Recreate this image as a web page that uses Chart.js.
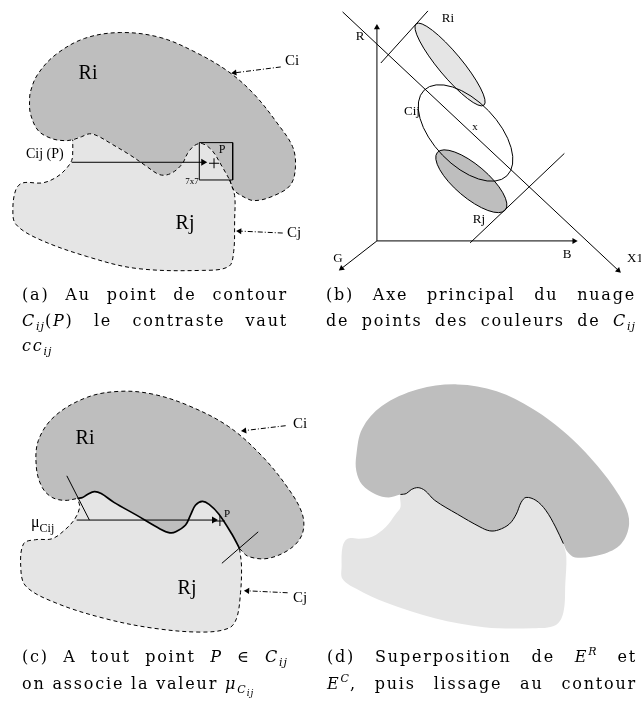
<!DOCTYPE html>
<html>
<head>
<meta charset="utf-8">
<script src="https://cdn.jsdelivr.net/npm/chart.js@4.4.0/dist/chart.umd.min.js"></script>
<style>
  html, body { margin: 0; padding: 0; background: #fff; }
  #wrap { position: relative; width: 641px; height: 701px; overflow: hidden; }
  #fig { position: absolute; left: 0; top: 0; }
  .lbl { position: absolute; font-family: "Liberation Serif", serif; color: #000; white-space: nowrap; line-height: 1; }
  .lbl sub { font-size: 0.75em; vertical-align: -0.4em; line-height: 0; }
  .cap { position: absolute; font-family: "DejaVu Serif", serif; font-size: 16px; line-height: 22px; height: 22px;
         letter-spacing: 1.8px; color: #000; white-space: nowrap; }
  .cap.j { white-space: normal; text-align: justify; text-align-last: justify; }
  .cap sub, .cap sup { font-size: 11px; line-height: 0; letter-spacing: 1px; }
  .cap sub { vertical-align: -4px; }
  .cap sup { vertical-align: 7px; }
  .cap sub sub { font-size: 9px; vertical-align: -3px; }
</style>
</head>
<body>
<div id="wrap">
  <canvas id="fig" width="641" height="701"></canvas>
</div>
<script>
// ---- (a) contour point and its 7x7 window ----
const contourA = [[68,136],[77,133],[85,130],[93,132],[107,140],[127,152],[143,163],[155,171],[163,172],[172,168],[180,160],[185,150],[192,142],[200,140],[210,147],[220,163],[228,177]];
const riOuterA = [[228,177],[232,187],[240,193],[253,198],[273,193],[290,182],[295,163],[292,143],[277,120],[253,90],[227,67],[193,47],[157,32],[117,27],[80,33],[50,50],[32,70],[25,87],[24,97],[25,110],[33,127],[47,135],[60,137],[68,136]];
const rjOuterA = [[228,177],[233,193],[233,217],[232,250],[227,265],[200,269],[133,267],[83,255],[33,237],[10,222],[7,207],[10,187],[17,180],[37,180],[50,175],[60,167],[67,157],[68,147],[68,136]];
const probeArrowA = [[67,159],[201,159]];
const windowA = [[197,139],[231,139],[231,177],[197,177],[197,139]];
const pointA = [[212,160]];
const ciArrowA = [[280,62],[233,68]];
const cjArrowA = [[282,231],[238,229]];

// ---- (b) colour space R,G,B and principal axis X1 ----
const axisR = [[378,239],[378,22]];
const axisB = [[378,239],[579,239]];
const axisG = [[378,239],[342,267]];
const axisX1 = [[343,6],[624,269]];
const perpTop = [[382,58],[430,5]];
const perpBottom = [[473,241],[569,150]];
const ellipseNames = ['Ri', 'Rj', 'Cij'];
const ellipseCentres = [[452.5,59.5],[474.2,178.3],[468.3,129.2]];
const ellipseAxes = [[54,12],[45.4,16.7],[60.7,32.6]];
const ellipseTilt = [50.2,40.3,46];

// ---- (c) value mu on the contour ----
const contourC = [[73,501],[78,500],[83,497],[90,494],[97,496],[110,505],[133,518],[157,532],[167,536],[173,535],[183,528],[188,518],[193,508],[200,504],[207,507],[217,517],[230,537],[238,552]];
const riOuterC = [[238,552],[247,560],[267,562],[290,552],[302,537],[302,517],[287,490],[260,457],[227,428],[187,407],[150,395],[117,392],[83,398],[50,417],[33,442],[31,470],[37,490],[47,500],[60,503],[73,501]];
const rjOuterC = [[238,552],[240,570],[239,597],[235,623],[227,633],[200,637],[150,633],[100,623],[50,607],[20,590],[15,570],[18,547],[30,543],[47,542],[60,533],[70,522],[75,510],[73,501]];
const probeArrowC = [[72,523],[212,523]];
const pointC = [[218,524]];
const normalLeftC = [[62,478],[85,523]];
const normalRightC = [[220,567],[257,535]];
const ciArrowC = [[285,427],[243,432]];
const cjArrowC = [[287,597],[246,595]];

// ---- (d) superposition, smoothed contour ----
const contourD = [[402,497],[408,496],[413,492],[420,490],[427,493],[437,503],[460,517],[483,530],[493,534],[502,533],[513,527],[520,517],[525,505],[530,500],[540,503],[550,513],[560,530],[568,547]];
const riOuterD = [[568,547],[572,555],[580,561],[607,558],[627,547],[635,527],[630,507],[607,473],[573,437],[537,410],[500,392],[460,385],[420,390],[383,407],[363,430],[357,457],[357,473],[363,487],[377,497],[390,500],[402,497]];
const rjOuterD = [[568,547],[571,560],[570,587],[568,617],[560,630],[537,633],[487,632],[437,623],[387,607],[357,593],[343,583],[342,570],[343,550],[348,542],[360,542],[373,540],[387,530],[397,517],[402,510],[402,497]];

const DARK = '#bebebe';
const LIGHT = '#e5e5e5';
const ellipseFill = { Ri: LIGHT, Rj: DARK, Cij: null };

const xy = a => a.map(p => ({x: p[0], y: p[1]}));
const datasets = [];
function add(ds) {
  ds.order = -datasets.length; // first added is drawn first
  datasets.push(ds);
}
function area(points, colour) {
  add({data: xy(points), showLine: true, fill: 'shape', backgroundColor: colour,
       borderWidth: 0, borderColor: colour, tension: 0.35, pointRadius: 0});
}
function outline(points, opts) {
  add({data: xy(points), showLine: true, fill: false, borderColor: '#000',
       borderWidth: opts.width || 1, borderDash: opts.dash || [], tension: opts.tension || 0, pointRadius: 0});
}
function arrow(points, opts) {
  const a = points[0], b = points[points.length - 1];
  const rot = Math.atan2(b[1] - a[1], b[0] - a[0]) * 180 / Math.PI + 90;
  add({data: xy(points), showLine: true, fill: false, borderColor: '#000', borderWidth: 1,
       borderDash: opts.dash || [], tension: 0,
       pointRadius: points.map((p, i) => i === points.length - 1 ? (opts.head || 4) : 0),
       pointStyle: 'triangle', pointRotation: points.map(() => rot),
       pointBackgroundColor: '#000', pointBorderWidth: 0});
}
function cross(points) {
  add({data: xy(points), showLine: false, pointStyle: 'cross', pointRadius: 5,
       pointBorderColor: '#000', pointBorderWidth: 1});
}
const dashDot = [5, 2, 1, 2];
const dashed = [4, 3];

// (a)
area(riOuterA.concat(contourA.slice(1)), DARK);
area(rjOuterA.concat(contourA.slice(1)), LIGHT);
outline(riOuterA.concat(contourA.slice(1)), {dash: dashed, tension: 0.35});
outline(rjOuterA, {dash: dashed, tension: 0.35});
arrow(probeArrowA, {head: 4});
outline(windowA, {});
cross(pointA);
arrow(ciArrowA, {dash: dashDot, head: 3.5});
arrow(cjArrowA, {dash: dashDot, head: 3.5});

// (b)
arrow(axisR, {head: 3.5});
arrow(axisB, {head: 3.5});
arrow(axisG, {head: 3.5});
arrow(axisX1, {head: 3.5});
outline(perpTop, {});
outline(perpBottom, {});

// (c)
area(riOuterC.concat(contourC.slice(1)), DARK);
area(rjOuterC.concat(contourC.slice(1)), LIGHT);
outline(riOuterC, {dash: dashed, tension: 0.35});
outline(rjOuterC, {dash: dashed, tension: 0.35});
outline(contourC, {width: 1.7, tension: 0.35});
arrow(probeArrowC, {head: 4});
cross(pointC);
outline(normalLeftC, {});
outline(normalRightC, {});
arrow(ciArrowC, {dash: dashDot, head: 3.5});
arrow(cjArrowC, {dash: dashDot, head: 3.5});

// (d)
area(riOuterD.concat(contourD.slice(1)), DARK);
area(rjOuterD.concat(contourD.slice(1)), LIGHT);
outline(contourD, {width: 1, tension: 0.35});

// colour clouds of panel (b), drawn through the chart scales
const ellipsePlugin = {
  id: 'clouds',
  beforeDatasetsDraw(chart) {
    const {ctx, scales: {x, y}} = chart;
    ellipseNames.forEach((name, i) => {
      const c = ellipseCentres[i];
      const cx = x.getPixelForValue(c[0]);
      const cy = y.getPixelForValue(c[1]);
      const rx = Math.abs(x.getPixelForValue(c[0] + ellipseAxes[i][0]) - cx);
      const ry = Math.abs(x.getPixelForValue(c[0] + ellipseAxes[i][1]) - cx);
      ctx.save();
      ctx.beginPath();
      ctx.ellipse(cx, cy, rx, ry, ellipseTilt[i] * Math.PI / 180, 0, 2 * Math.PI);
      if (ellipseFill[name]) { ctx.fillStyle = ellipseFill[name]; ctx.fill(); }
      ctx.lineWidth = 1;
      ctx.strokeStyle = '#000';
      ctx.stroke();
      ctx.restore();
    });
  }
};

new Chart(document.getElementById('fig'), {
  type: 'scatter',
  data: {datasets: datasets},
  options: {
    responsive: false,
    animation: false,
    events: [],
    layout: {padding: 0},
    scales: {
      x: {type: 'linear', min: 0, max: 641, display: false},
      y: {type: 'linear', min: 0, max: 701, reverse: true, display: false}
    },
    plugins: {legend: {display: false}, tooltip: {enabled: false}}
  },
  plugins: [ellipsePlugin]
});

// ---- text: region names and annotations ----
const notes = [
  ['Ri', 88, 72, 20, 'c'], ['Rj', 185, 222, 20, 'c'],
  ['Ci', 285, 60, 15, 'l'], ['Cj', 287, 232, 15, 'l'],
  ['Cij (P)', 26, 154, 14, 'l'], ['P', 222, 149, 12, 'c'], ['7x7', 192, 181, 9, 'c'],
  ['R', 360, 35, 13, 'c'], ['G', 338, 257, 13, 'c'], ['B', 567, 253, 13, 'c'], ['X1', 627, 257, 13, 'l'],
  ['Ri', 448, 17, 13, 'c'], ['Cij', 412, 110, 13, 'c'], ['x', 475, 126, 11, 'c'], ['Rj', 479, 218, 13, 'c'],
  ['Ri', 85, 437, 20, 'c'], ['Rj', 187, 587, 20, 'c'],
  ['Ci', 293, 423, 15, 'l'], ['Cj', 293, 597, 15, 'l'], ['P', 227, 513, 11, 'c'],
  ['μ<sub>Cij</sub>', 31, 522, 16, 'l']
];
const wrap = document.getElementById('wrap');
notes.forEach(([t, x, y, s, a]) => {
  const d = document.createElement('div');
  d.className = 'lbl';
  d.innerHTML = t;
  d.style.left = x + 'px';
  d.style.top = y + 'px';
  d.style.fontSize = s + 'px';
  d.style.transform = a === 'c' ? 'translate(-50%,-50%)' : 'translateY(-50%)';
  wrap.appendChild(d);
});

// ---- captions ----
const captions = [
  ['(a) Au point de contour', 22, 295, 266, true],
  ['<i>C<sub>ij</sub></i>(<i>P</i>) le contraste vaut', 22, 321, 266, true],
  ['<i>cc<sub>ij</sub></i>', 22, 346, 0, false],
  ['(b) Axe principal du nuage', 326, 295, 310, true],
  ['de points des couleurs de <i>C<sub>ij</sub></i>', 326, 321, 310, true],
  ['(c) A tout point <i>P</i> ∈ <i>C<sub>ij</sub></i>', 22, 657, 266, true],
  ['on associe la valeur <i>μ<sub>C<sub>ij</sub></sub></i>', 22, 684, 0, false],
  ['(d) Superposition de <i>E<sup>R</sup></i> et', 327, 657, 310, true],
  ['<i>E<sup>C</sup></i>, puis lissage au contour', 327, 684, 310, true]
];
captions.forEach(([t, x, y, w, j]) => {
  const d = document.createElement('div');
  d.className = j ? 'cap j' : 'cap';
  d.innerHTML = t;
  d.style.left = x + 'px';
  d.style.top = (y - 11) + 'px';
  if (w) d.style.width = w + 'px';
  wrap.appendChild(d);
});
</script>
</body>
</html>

....

● Given instruction
Go from the first line of the data above to the line containing "const cjArrowA = [[282,231],[238,229]];" and retype exactly those lines, both included, but none of the pictures.

● Response to the exercise
Recreate this image as a web page that uses Chart.js.
<!DOCTYPE html>
<html>
<head>
<meta charset="utf-8">
<script src="https://cdn.jsdelivr.net/npm/chart.js@4.4.0/dist/chart.umd.min.js"></script>
<style>
  html, body { margin: 0; padding: 0; background: #fff; }
  #wrap { position: relative; width: 641px; height: 701px; overflow: hidden; }
  #fig { position: absolute; left: 0; top: 0; }
  .lbl { position: absolute; font-family: "Liberation Serif", serif; color: #000; white-space: nowrap; line-height: 1; }
  .lbl sub { font-size: 0.75em; vertical-align: -0.4em; line-height: 0; }
  .cap { position: absolute; font-family: "DejaVu Serif", serif; font-size: 16px; line-height: 22px; height: 22px;
         letter-spacing: 1.8px; color: #000; white-space: nowrap; }
  .cap.j { white-space: normal; text-align: justify; text-align-last: justify; }
  .cap sub, .cap sup { font-size: 11px; line-height: 0; letter-spacing: 1px; }
  .cap sub { vertical-align: -4px; }
  .cap sup { vertical-align: 7px; }
  .cap sub sub { font-size: 9px; vertical-align: -3px; }
</style>
</head>
<body>
<div id="wrap">
  <canvas id="fig" width="641" height="701"></canvas>
</div>
<script>
// ---- (a) contour point and its 7x7 window ----
const contourA = [[68,136],[77,133],[85,130],[93,132],[107,140],[127,152],[143,163],[155,171],[163,172],[172,168],[180,160],[185,150],[192,142],[200,140],[210,147],[220,163],[228,177]];
const riOuterA = [[228,177],[232,187],[240,193],[253,198],[273,193],[290,182],[295,163],[292,143],[277,120],[253,90],[227,67],[193,47],[157,32],[117,27],[80,33],[50,50],[32,70],[25,87],[24,97],[25,110],[33,127],[47,135],[60,137],[68,136]];
const rjOuterA = [[228,177],[233,193],[233,217],[232,250],[227,265],[200,269],[133,267],[83,255],[33,237],[10,222],[7,207],[10,187],[17,180],[37,180],[50,175],[60,167],[67,157],[68,147],[68,136]];
const probeArrowA = [[67,159],[201,159]];
const windowA = [[197,139],[231,139],[231,177],[197,177],[197,139]];
const pointA = [[212,160]];
const ciArrowA = [[280,62],[233,68]];
const cjArrowA = [[282,231],[238,229]];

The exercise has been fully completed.